(INPUT FOR THIS TASK)
* * * * * * *
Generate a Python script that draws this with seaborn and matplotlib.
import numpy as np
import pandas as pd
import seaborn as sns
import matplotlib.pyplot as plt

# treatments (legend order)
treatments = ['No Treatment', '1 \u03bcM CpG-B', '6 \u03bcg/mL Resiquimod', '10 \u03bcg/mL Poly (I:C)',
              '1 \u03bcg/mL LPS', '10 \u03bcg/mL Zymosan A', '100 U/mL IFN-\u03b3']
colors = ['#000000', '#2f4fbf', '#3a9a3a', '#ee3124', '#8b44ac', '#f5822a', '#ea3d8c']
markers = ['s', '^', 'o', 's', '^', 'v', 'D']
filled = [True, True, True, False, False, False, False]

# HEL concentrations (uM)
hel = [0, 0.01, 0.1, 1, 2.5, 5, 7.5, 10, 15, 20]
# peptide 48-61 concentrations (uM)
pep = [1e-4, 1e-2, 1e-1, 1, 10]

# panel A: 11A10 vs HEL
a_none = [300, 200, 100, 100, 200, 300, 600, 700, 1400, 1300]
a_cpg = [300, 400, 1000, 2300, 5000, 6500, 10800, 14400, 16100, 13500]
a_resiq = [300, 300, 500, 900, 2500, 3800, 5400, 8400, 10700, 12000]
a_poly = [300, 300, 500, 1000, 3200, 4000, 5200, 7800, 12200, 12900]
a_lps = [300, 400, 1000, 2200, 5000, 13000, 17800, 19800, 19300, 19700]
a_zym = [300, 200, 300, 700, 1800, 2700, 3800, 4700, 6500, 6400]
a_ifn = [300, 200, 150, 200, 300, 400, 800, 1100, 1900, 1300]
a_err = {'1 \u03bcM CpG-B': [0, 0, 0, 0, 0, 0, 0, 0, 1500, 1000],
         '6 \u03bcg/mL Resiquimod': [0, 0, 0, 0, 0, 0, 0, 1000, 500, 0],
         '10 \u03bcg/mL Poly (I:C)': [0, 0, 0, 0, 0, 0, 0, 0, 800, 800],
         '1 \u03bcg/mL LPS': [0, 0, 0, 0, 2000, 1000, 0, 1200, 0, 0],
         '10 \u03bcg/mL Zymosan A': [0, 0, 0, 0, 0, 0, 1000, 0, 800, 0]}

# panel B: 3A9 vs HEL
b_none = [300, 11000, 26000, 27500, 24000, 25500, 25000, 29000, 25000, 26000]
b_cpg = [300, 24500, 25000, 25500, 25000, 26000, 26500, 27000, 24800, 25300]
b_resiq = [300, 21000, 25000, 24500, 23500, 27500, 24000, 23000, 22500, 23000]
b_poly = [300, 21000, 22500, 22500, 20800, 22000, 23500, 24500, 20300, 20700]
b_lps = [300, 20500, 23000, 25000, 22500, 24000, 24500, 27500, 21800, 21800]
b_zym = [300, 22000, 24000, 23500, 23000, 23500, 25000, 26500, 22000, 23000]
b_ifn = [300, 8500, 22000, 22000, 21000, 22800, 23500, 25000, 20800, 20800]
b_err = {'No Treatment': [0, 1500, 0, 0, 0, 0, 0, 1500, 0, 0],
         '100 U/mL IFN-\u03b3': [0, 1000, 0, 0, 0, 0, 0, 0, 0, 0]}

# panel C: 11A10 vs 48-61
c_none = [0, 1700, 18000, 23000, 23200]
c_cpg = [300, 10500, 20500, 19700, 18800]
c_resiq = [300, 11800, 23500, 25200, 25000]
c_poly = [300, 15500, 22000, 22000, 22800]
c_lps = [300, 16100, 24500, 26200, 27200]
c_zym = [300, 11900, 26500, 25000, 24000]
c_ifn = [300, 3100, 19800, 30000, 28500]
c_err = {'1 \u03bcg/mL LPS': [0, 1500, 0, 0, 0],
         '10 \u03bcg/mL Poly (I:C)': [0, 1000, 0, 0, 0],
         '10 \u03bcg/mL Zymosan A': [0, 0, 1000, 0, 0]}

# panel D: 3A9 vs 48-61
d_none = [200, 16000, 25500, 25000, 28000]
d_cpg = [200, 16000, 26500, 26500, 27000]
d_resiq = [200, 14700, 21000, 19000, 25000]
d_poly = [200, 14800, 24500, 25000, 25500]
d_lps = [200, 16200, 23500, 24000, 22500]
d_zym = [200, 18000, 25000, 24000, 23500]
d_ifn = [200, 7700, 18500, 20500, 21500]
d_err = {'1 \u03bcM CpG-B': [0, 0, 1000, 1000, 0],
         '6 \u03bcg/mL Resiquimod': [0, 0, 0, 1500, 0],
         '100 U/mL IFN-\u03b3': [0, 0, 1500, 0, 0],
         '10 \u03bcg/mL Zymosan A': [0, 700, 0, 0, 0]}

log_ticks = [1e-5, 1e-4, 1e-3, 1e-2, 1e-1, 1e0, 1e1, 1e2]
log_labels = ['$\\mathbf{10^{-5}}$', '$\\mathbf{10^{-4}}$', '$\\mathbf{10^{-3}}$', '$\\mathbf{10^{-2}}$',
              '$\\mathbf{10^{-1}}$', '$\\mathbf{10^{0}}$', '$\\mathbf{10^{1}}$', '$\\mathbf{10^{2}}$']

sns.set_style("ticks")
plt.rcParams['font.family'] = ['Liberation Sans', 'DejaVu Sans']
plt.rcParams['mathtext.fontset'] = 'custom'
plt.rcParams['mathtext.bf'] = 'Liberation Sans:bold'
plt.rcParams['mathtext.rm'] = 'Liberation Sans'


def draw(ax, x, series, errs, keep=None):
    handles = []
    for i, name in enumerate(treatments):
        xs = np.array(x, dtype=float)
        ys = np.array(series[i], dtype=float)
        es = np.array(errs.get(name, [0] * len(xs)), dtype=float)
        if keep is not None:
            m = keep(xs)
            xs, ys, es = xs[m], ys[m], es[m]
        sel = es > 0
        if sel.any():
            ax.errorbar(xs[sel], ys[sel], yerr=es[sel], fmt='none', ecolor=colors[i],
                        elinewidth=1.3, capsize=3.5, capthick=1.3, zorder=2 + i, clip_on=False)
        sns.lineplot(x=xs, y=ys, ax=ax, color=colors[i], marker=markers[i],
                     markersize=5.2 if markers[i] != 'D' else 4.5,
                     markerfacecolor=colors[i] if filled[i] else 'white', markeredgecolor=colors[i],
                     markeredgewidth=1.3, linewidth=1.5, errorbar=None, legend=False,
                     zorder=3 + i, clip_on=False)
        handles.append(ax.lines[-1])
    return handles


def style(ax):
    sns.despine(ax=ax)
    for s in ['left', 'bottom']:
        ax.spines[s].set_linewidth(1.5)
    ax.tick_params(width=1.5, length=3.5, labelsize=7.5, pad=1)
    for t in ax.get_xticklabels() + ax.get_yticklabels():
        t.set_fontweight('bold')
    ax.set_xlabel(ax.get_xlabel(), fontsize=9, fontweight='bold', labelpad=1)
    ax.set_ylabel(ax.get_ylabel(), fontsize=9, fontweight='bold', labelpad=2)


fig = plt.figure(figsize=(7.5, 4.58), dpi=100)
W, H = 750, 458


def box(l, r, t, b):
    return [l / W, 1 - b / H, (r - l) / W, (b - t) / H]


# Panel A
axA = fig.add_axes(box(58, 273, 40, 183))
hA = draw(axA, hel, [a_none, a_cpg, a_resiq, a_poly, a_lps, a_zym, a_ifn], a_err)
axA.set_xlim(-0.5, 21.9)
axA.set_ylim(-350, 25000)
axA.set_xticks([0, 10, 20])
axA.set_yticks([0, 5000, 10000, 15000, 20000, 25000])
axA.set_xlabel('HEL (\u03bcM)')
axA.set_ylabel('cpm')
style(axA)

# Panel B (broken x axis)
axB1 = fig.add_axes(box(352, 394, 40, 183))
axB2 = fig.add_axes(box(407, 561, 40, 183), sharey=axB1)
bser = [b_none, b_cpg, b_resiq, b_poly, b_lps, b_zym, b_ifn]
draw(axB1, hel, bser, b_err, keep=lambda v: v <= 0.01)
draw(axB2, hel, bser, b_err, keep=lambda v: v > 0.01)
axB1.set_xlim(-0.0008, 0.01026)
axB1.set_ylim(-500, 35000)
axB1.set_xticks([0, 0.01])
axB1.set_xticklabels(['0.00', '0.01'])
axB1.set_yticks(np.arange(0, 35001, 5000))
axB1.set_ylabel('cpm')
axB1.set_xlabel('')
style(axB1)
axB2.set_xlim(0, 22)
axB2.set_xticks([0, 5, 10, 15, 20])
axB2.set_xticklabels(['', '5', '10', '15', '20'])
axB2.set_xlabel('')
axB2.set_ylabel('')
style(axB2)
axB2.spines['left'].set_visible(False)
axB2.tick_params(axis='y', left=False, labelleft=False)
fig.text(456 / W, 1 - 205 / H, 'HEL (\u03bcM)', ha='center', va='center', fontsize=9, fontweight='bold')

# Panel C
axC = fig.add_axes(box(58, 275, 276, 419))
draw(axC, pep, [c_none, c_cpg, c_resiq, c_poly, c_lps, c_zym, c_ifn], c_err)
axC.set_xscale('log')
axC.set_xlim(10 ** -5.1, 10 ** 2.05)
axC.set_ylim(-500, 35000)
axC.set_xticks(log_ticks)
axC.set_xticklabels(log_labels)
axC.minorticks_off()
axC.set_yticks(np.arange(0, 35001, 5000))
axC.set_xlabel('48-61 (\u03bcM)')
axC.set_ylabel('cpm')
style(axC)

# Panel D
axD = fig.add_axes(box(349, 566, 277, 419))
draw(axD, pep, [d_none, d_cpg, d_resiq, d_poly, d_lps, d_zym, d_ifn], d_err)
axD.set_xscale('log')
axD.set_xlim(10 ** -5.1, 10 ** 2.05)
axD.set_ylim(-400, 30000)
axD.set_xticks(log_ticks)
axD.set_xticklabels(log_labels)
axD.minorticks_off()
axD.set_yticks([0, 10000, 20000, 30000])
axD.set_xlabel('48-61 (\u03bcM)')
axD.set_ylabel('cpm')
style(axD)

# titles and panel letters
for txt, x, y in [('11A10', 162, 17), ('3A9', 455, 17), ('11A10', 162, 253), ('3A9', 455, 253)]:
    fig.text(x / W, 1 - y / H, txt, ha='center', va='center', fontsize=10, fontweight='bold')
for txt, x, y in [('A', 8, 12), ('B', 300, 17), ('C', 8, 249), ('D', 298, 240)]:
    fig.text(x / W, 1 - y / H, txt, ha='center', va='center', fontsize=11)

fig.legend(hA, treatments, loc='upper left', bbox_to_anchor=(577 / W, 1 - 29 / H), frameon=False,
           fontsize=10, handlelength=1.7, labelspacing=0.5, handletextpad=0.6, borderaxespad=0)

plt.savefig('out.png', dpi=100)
* * * * * * *
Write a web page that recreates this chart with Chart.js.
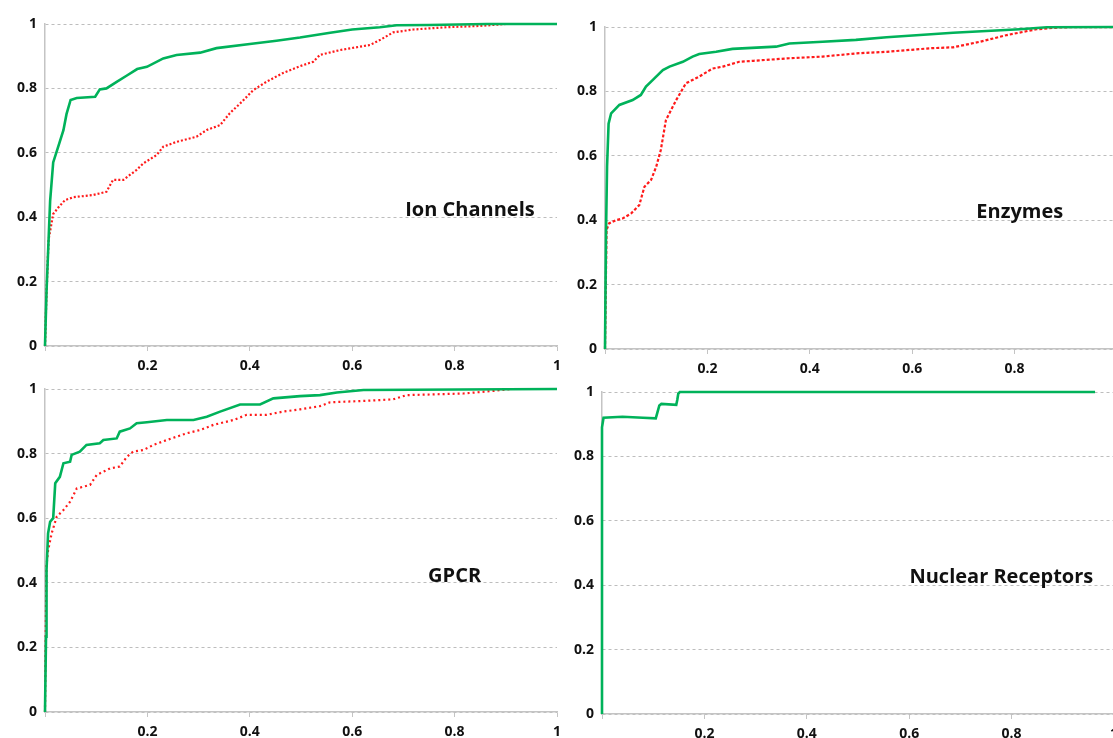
* * * * * * *
(TO BE DONE) In the listing above, locate the line containing "Generate a Python" and the line containing "pep = [1e-4, 1e-2, 1e-1, 1, 10]", then transcribe both and every line between them verbatim.

(EXPECTED ANSWER)
Generate a Python script that draws this with seaborn and matplotlib.
import numpy as np
import pandas as pd
import seaborn as sns
import matplotlib.pyplot as plt

# treatments (legend order)
treatments = ['No Treatment', '1 \u03bcM CpG-B', '6 \u03bcg/mL Resiquimod', '10 \u03bcg/mL Poly (I:C)',
              '1 \u03bcg/mL LPS', '10 \u03bcg/mL Zymosan A', '100 U/mL IFN-\u03b3']
colors = ['#000000', '#2f4fbf', '#3a9a3a', '#ee3124', '#8b44ac', '#f5822a', '#ea3d8c']
markers = ['s', '^', 'o', 's', '^', 'v', 'D']
filled = [True, True, True, False, False, False, False]

# HEL concentrations (uM)
hel = [0, 0.01, 0.1, 1, 2.5, 5, 7.5, 10, 15, 20]
# peptide 48-61 concentrations (uM)
pep = [1e-4, 1e-2, 1e-1, 1, 10]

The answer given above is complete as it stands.